**Your goal:** Without the pictures, extract every line from the start of the material to the line containing "const yTicks = [0, 40, 80, 120, 160]", both ends included.

•••

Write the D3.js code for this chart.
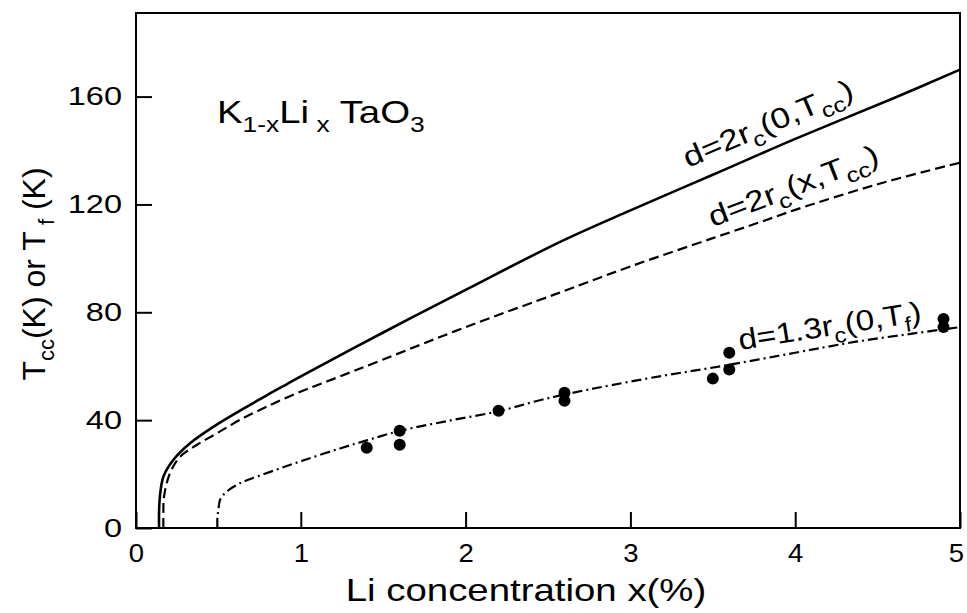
<!DOCTYPE html>
<html>
<head>
<meta charset="utf-8">
<script src="https://cdn.jsdelivr.net/npm/d3@7"></script>
<style>
  body { margin: 0; background: #fff; }
  text { font-family: "Liberation Sans", Arial, sans-serif; fill: #000; }
</style>
</head>
<body>
<div id="container"></div>
<script>
/* DATA */
const xTicks = [0, 1, 2, 3, 4, 5]
const yTicks = [0, 40, 80, 120, 160]

// d = 2 rc(0,Tcc)  (solid)
const solidX = [0.14, 0.14, 0.145, 0.166, 0.226, 0.328, 0.469, 0.631, 0.793, 0.914, 1.0, 1.5, 2.0, 2.58, 3.0, 3.5, 4.0, 4.6, 5.0]
const solidY = [0, 6, 11.6, 19, 25.2, 31.4, 37.5, 43.5, 49.2, 53.3, 56.2, 72.5, 88.3, 106.3, 117.8, 131, 144.3, 159.5, 170]

// d = 2 rc(x,Tcc)  (dashed)
const dashX = [0.166, 0.166, 0.17, 0.206, 0.267, 0.368, 0.49, 0.631, 0.793, 0.975, 1.157, 1.5, 2.0, 2.58, 3.0, 3.5, 3.79, 4.0, 4.5, 5.0]
const dashY = [0, 6, 11.6, 20.3, 26.4, 30.8, 35.1, 40.1, 45, 50, 54.3, 62.5, 74.5, 87.5, 97, 107.5, 113.5, 118, 127.5, 135.5]

// d = 1.3 rc(0,Tf)  (dash-dot)
const ddX = [0.494, 0.494, 0.5, 0.51, 0.55, 0.631, 0.732, 0.874, 1.036, 1.238, 1.4, 1.6, 1.9, 2.2, 2.45, 2.6, 2.8, 3.2, 3.55, 4.0, 4.36, 4.7, 5.0]
const ddY = [0, 4, 6.7, 10.4, 13.5, 16.6, 19, 22.1, 25.5, 29.5, 32.5, 36, 39.8, 43.3, 47.4, 49.5, 52, 56.5, 60, 65, 69, 72, 74.5]

// measured Tf
const ptX = [1.40, 1.60, 1.60, 2.20, 2.60, 2.60, 3.50, 3.60, 3.60, 4.90, 4.90]
const ptY = [29.8, 30.9, 36.1, 43.5, 50.2, 47.2, 55.4, 65, 58.8, 77.5, 74.5]

/* CONSTANTS */
const width = 967, height = 613
const margin = { top: 13, right: 7, bottom: 85, left: 136 }
const stretch = 1.2   // lettering in the figure is wide

const svg = d3.select("#container")
  .append("svg")
  .attr("width", width)
  .attr("height", height)

// SCALES
const xScale = d3.scaleLinear()
  .domain([0, 5])
  .range([margin.left, width - margin.right])

const yScale = d3.scaleLinear()
  .domain([0, 191])
  .range([height - margin.bottom, margin.top])

// FRAME
svg.append("rect")
  .attr("x", xScale(0))
  .attr("y", yScale(191))
  .attr("width", xScale(5) - xScale(0))
  .attr("height", yScale(0) - yScale(191))
  .attr("fill", "none")
  .attr("stroke", "#000")
  .attr("stroke-width", 2)

// AXES (ticks point inward)
const xAxis = svg.append("g")
  .attr("transform", `translate(0, ${yScale(0)})`)
  .call(d3.axisBottom(xScale).tickValues(xTicks).tickFormat(d3.format("d"))
    .tickSizeInner(-16).tickSizeOuter(0).tickPadding(16))
xAxis.select(".domain").remove()
xAxis.selectAll("line").attr("stroke-width", 2)
xAxis.selectAll("text")
  .attr("font-size", 25)
  .attr("font-family", "Liberation Sans")
  .attr("x", 0)
  .attr("transform", d => d === 5 ? "translate(-4,0) scale(1.1,1)" : "scale(1.1,1)")

const yAxis = svg.append("g")
  .attr("transform", `translate(${xScale(0)}, 0)`)
  .call(d3.axisLeft(yScale).tickValues(yTicks)
    .tickSizeInner(-16).tickSizeOuter(0).tickPadding(14))
yAxis.select(".domain").remove()
yAxis.selectAll("line").attr("stroke-width", 2)
yAxis.selectAll("text")
  .attr("font-size", 25)
  .attr("font-family", "Liberation Sans")
  .attr("x", 0)
  .attr("transform", "translate(-14,0) scale(1.3,1)")

// LINES
const lineGen = d3.line()
  .x(d => xScale(d[0]))
  .y(d => yScale(d[1]))
  .curve(d3.curveCatmullRom.alpha(0.5))

const series = [
  { xs: solidX, ys: solidY, dash: null, w: 2.6 },
  { xs: dashX, ys: dashY, dash: "10,5", w: 2.2 },
  { xs: ddX, ys: ddY, dash: "10,4,2,4", w: 2.2 }
]

series.forEach(s => {
  svg.append("path")
    .attr("d", lineGen(s.xs.map((x, i) => [x, s.ys[i]])))
    .attr("fill", "none")
    .attr("stroke", "#000")
    .attr("stroke-width", s.w)
    .attr("stroke-dasharray", s.dash)
})

// POINTS
svg.selectAll(".pt")
  .data(ptX.map((x, i) => [x, ptY[i]]))
  .join("circle")
  .attr("class", "pt")
  .attr("cx", d => xScale(d[0]))
  .attr("cy", d => yScale(d[1]))
  .attr("r", 6)
  .attr("fill", "#000")

// helper for text with subscripts: parts = [[str, isSub], ...]
function richText(g, parts, size, subSize) {
  const t = g.append("text").attr("font-size", size)
  let down = false
  parts.forEach(p => {
    const ts = t.append("tspan").text(p[0])
    if (p[1] && !down) { ts.attr("dy", size * 0.28).attr("font-size", subSize); down = true }
    else if (p[1]) { ts.attr("font-size", subSize) }
    else if (!p[1] && down) { ts.attr("dy", -size * 0.28); down = false }
  })
  return t
}

// COMPOUND LABEL
richText(svg.append("g").attr("transform", `translate(217, 123) scale(${stretch},1)`),
  [["K", false], ["1-x", true], ["Li", false], [" x", true], [" TaO", false], ["3", true]], 32, 22)

// CURVE LABELS
richText(svg.append("g").attr("transform", `translate(${xScale(3.35)}, ${yScale(133.5)}) rotate(-23) scale(${stretch},1)`),
  [["d=2r", false], ["c", true], ["(0,T", false], ["cc", true], [")", false]], 29, 21)

richText(svg.append("g").attr("transform", `translate(${xScale(3.5)}, ${yScale(111.5)}) rotate(-21) scale(${stretch},1)`),
  [["d=2r", false], ["c", true], ["(x,T", false], ["cc", true], [")", false]], 29, 21)

richText(svg.append("g").attr("transform", `translate(${xScale(3.665)}, ${yScale(66)}) rotate(-9) scale(1.15,1)`),
  [["d=1.3r", false], ["c", true], ["(0,T", false], ["f", true], [")", false]], 29, 21)

// AXIS TITLES
svg.append("g")
  .attr("transform", `translate(526, 601) scale(${stretch},1)`)
  .append("text")
  .attr("text-anchor", "middle")
  .attr("font-size", 32)
  .text("Li concentration x(%)")

const yt = richText(svg.append("g").attr("transform", `translate(45, 274) rotate(-90)`),
  [["T", false], ["cc", true], ["(K) or T", false], [" f", true], [" (K)", false]], 32, 22)
yt.attr("text-anchor", "middle")
</script>
</body>
</html>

•••

**Result for this task:**
Write the D3.js code for this chart.
<!DOCTYPE html>
<html>
<head>
<meta charset="utf-8">
<script src="https://cdn.jsdelivr.net/npm/d3@7"></script>
<style>
  body { margin: 0; background: #fff; }
  text { font-family: "Liberation Sans", Arial, sans-serif; fill: #000; }
</style>
</head>
<body>
<div id="container"></div>
<script>
/* DATA */
const xTicks = [0, 1, 2, 3, 4, 5]
const yTicks = [0, 40, 80, 120, 160]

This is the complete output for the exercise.